# DATA EXCERPT
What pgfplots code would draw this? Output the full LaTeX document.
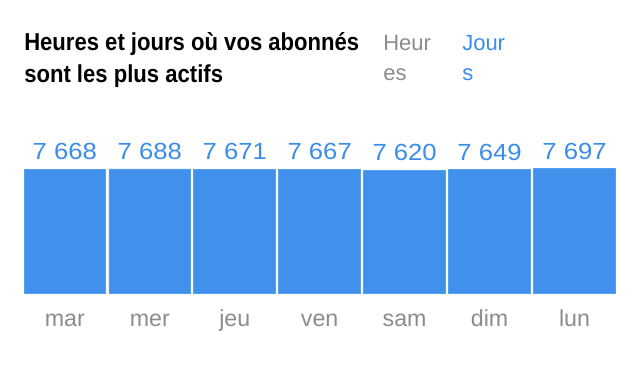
\documentclass[border=0pt]{standalone}
\usepackage{fontspec}
\usepackage{pgfplots}
\pgfplotsset{compat=1.18}
\setmainfont{Liberation Sans}
\newfontfamily\titlefont[FakeStretch=0.9]{Liberation Sans Bold}
\newfontfamily\valfont[FakeStretch=1.1]{Liberation Sans}
\newfontfamily\dayfont{Liberation Sans}
\definecolor{barblue}{HTML}{4190EB}
\definecolor{baredge}{HTML}{55A0EE}
\definecolor{txtblue}{HTML}{3A8DEA}
\definecolor{txtgrey}{HTML}{8C8C8C}
\begin{document}
\begin{tikzpicture}
\fill[white] (0,0) rectangle (480pt,277.5pt);
\useasboundingbox (0,0) rectangle (480pt,277.5pt);
% title
\node[anchor=base west, inner sep=0] at (18pt,239.25pt) {\titlefont\fontsize{18.4pt}{22pt}\selectfont Heures et jours où vos abonnés};
\node[anchor=base west, inner sep=0] at (18pt,215.5pt) {\titlefont\fontsize{18.4pt}{22pt}\selectfont sont les plus actifs};
\node[anchor=base west, inner sep=0, text=txtgrey] at (287.25pt,239.25pt) {\fontsize{16.5pt}{20pt}\selectfont Heur};
\node[anchor=base west, inner sep=0, text=txtgrey] at (287.25pt,217pt) {\fontsize{16.5pt}{20pt}\selectfont es};
\node[anchor=base west, inner sep=0, text=txtblue] at (346.5pt,239.25pt) {\fontsize{16.5pt}{20pt}\selectfont Jour};
\node[anchor=base west, inner sep=0, text=txtblue] at (346.5pt,217pt) {\fontsize{16.5pt}{20pt}\selectfont s};
\begin{axis}[
  at={(18pt,57.5pt)}, anchor=south west,
  scale only axis, width=443.55pt, height=97.05pt,
  xmin=-0.481, xmax=6.481, ymin=0, ymax=8000,
  enlargelimits=false, clip=false,
  axis line style={draw=none},
  ytick=\empty,
  xtick=data,
  xticklabels={mar,mer,jeu,ven,sam,dim,lun},
  major tick length=0pt,
  xtick style={draw=none},
  xticklabel style={anchor=base, yshift=-25pt, text=txtgrey, font=\dayfont\fontsize{17.4pt}{20pt}\selectfont},
  ybar, bar width=0.962,
  point meta=explicit symbolic,
  nodes near coords={\valfont\fontsize{17.5pt}{20pt}\selectfont\pgfplotspointmeta},
  every node near coord/.append style={anchor=base, yshift=7pt, inner sep=0pt, text=txtblue},
]
\addplot[fill=barblue, draw=baredge, line width=0.6pt] coordinates {
  (0,7668) [7 668]
  (1,7688) [7 688]
  (2,7671) [7 671]
  (3,7667) [7 667]
  (4,7620) [7 620]
  (5,7649) [7 649]
  (6,7697) [7 697]
};
\end{axis}
\end{tikzpicture}
\end{document}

# EXERCISE
Repeat all of the data above word for word, minus the pictures.

# WRITTEN SOLUTION
What pgfplots code would draw this? Output the full LaTeX document.
\documentclass[border=0pt]{standalone}
\usepackage{fontspec}
\usepackage{pgfplots}
\pgfplotsset{compat=1.18}
\setmainfont{Liberation Sans}
\newfontfamily\titlefont[FakeStretch=0.9]{Liberation Sans Bold}
\newfontfamily\valfont[FakeStretch=1.1]{Liberation Sans}
\newfontfamily\dayfont{Liberation Sans}
\definecolor{barblue}{HTML}{4190EB}
\definecolor{baredge}{HTML}{55A0EE}
\definecolor{txtblue}{HTML}{3A8DEA}
\definecolor{txtgrey}{HTML}{8C8C8C}
\begin{document}
\begin{tikzpicture}
\fill[white] (0,0) rectangle (480pt,277.5pt);
\useasboundingbox (0,0) rectangle (480pt,277.5pt);
% title
\node[anchor=base west, inner sep=0] at (18pt,239.25pt) {\titlefont\fontsize{18.4pt}{22pt}\selectfont Heures et jours où vos abonnés};
\node[anchor=base west, inner sep=0] at (18pt,215.5pt) {\titlefont\fontsize{18.4pt}{22pt}\selectfont sont les plus actifs};
\node[anchor=base west, inner sep=0, text=txtgrey] at (287.25pt,239.25pt) {\fontsize{16.5pt}{20pt}\selectfont Heur};
\node[anchor=base west, inner sep=0, text=txtgrey] at (287.25pt,217pt) {\fontsize{16.5pt}{20pt}\selectfont es};
\node[anchor=base west, inner sep=0, text=txtblue] at (346.5pt,239.25pt) {\fontsize{16.5pt}{20pt}\selectfont Jour};
\node[anchor=base west, inner sep=0, text=txtblue] at (346.5pt,217pt) {\fontsize{16.5pt}{20pt}\selectfont s};
\begin{axis}[
  at={(18pt,57.5pt)}, anchor=south west,
  scale only axis, width=443.55pt, height=97.05pt,
  xmin=-0.481, xmax=6.481, ymin=0, ymax=8000,
  enlargelimits=false, clip=false,
  axis line style={draw=none},
  ytick=\empty,
  xtick=data,
  xticklabels={mar,mer,jeu,ven,sam,dim,lun},
  major tick length=0pt,
  xtick style={draw=none},
  xticklabel style={anchor=base, yshift=-25pt, text=txtgrey, font=\dayfont\fontsize{17.4pt}{20pt}\selectfont},
  ybar, bar width=0.962,
  point meta=explicit symbolic,
  nodes near coords={\valfont\fontsize{17.5pt}{20pt}\selectfont\pgfplotspointmeta},
  every node near coord/.append style={anchor=base, yshift=7pt, inner sep=0pt, text=txtblue},
]
\addplot[fill=barblue, draw=baredge, line width=0.6pt] coordinates {
  (0,7668) [7 668]
  (1,7688) [7 688]
  (2,7671) [7 671]
  (3,7667) [7 667]
  (4,7620) [7 620]
  (5,7649) [7 649]
  (6,7697) [7 697]
};
\end{axis}
\end{tikzpicture}
\end{document}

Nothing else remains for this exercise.